TASK BRIEF
Leaving out every picture, retype the lines below from the top through the one that contains "const svg = d3.select('#chart');".
****************
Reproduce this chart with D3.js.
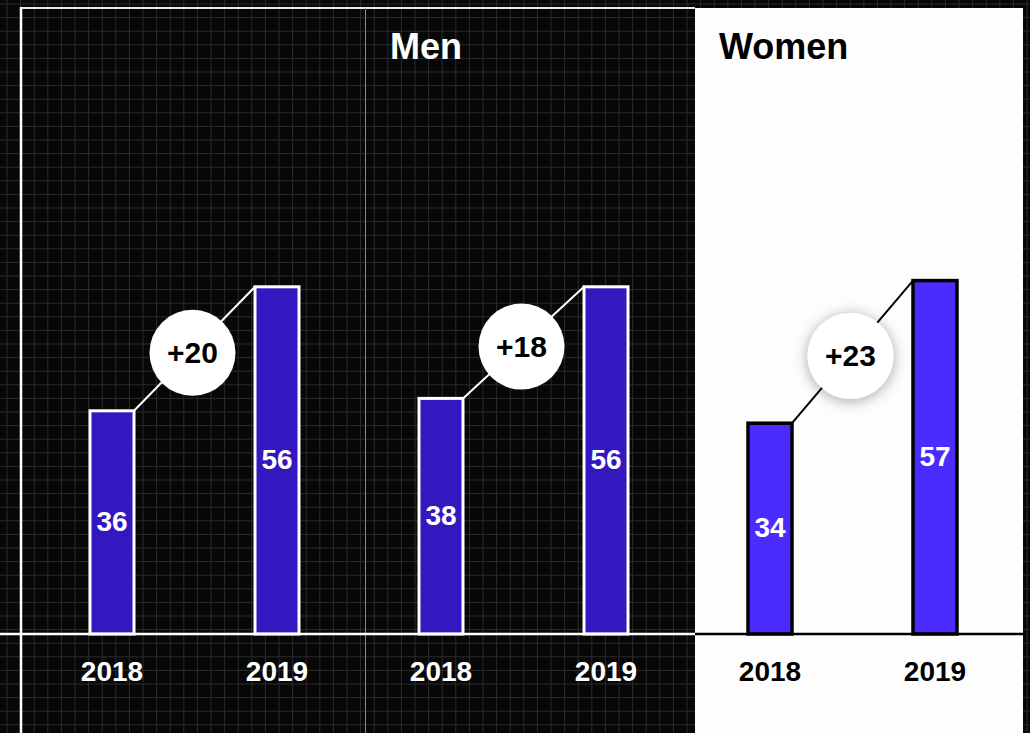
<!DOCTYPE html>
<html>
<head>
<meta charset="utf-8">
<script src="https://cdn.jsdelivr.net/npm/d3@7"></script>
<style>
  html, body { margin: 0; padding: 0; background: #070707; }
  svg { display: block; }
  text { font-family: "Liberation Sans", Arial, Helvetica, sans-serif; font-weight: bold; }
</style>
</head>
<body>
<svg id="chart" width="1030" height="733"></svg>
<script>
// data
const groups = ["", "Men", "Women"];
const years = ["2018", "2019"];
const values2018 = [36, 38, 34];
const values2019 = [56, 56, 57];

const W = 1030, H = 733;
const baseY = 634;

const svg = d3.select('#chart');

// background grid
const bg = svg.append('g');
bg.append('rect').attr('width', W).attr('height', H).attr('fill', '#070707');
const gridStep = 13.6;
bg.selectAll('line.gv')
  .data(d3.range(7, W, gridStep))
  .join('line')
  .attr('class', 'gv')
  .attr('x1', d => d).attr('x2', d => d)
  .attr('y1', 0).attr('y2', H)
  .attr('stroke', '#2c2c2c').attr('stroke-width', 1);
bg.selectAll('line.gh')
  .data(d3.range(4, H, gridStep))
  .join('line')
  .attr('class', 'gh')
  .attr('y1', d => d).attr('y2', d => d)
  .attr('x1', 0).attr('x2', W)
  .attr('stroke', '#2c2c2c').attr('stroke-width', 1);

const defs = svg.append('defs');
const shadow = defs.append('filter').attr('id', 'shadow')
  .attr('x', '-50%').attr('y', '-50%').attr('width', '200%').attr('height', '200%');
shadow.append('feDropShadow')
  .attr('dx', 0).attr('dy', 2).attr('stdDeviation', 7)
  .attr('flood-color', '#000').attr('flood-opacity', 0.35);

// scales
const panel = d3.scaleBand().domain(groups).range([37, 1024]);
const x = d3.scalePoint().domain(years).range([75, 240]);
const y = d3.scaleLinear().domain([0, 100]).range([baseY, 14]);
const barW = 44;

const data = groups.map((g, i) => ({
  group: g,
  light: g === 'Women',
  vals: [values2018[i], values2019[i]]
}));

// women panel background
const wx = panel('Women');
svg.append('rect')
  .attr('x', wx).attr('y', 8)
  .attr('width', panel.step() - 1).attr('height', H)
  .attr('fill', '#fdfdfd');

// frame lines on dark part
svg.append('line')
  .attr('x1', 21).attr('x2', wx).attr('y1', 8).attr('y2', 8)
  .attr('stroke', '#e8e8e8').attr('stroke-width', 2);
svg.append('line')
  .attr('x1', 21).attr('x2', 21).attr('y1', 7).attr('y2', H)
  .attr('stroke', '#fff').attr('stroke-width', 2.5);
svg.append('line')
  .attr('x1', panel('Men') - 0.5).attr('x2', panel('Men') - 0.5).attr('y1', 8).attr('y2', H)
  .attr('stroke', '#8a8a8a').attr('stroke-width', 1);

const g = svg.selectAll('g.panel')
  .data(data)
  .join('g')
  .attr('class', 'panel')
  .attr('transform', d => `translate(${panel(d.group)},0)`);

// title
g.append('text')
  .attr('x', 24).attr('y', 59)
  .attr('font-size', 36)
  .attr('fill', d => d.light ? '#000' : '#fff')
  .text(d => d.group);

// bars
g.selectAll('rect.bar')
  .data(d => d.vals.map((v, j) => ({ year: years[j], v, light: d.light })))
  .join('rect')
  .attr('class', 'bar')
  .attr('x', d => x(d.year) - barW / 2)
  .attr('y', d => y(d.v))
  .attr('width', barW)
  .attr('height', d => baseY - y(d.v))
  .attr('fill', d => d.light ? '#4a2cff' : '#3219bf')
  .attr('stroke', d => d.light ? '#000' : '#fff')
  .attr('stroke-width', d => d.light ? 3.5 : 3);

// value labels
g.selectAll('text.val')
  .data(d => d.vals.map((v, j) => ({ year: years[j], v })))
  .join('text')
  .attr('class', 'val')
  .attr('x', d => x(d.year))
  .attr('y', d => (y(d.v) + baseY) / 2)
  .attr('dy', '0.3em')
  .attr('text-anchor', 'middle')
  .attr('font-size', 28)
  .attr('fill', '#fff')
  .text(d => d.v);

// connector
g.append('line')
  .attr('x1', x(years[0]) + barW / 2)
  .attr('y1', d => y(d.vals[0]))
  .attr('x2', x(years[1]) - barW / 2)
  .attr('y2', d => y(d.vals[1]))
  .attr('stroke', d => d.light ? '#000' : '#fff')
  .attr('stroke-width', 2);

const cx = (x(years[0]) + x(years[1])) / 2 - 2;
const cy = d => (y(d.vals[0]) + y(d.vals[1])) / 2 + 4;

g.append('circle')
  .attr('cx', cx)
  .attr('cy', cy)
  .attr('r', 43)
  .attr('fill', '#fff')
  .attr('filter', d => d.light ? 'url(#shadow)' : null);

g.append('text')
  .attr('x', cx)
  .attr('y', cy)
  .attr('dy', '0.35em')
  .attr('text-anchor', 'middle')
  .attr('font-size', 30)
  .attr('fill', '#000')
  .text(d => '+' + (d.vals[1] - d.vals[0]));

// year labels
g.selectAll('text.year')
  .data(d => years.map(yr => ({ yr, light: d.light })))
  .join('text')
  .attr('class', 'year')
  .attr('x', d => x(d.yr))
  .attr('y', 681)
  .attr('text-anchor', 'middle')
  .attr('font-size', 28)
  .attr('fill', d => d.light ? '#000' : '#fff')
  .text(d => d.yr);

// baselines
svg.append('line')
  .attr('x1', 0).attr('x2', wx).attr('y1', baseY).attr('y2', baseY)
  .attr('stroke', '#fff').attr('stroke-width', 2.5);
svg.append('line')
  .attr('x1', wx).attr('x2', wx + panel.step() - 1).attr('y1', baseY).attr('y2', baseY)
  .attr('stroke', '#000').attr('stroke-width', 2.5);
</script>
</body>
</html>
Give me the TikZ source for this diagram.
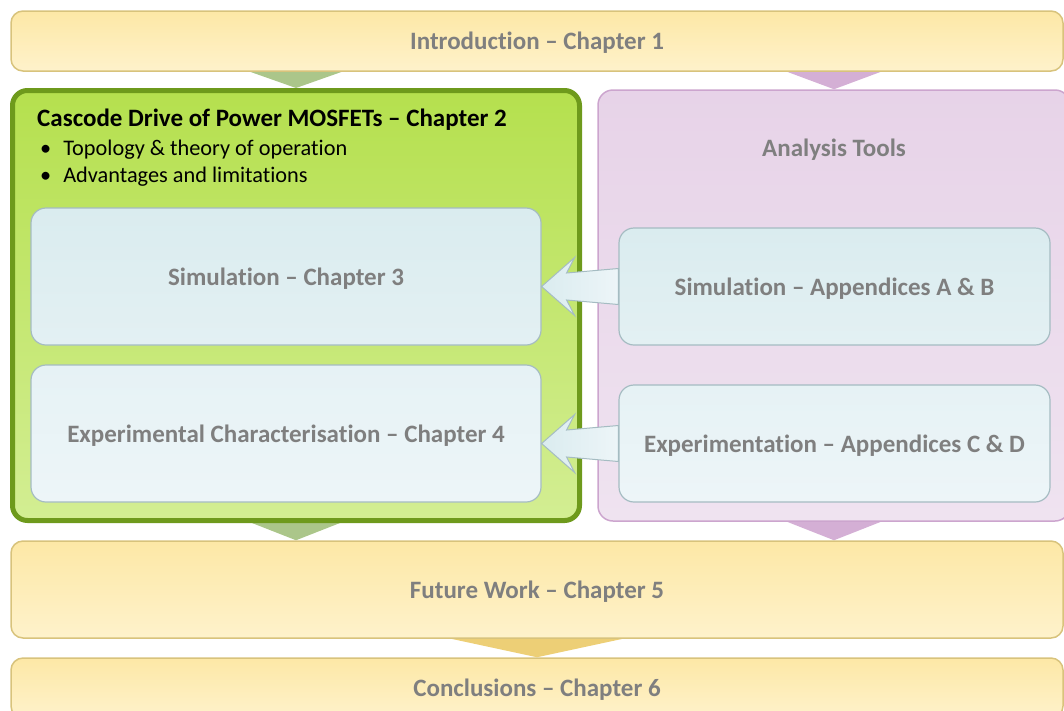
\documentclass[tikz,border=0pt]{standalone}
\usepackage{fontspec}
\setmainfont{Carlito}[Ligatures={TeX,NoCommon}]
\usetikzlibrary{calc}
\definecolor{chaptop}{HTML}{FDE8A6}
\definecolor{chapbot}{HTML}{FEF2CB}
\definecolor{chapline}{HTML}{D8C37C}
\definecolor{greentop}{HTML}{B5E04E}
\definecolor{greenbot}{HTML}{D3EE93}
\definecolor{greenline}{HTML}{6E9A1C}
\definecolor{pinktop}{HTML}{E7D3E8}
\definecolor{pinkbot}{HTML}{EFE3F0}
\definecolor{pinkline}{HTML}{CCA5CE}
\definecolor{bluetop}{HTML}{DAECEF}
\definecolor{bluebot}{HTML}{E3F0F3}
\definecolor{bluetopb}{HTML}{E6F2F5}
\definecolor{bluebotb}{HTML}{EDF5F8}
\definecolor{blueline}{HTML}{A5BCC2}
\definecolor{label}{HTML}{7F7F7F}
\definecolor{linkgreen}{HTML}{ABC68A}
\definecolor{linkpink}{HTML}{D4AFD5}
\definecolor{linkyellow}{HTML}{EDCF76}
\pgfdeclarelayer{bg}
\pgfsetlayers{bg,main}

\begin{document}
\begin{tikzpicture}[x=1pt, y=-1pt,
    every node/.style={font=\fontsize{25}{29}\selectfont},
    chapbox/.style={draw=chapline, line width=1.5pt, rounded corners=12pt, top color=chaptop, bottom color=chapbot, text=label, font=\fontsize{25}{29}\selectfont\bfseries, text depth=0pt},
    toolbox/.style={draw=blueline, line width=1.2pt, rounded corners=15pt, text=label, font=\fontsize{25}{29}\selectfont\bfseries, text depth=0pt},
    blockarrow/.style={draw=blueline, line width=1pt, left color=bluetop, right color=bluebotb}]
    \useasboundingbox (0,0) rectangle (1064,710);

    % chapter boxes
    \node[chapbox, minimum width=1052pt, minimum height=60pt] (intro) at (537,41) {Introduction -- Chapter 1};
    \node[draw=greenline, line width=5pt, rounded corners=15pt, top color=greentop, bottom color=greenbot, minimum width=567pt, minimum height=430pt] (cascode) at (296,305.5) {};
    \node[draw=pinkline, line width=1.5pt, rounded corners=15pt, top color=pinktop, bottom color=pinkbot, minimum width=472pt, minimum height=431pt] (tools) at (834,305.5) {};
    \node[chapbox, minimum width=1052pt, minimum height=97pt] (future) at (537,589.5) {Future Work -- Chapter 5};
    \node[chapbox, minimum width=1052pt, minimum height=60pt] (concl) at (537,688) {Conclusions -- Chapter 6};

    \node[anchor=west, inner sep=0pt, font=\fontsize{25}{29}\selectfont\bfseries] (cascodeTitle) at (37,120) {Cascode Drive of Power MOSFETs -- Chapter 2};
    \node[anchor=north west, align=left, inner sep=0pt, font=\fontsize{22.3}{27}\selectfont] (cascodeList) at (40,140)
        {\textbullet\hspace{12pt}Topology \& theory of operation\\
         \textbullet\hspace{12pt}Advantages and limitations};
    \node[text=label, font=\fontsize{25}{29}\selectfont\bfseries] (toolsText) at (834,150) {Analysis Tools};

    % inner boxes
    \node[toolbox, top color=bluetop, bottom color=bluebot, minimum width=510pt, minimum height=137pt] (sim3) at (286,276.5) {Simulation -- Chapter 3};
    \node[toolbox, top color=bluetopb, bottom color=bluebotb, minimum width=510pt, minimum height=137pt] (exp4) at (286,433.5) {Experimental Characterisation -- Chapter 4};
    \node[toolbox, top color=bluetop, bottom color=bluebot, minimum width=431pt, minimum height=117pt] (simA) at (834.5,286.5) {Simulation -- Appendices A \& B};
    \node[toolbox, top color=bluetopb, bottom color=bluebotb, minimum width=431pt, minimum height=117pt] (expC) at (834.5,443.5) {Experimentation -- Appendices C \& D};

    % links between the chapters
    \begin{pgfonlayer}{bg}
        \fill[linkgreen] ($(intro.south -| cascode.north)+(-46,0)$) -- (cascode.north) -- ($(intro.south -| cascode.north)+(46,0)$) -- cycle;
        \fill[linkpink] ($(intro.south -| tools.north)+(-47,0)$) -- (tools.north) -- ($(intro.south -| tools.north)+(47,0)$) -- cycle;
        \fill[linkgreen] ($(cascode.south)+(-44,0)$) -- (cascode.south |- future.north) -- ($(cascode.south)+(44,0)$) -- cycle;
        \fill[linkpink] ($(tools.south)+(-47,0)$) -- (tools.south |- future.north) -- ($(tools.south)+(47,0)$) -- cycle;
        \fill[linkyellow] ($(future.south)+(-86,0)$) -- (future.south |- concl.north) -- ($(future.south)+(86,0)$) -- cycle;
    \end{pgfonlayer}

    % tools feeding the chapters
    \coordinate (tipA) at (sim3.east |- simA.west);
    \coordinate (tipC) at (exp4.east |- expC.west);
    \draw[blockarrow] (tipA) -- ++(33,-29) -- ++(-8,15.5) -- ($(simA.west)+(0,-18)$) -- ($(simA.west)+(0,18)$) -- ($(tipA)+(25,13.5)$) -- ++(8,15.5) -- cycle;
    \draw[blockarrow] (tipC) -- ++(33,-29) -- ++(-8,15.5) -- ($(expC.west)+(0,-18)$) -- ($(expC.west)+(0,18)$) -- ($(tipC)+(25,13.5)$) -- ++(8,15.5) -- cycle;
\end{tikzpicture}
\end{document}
****************
EXPECTED OUTPUT
Reproduce this chart with D3.js.
<!DOCTYPE html>
<html>
<head>
<meta charset="utf-8">
<script src="https://cdn.jsdelivr.net/npm/d3@7"></script>
<style>
  html, body { margin: 0; padding: 0; background: #070707; }
  svg { display: block; }
  text { font-family: "Liberation Sans", Arial, Helvetica, sans-serif; font-weight: bold; }
</style>
</head>
<body>
<svg id="chart" width="1030" height="733"></svg>
<script>
// data
const groups = ["", "Men", "Women"];
const years = ["2018", "2019"];
const values2018 = [36, 38, 34];
const values2019 = [56, 56, 57];

const W = 1030, H = 733;
const baseY = 634;

const svg = d3.select('#chart');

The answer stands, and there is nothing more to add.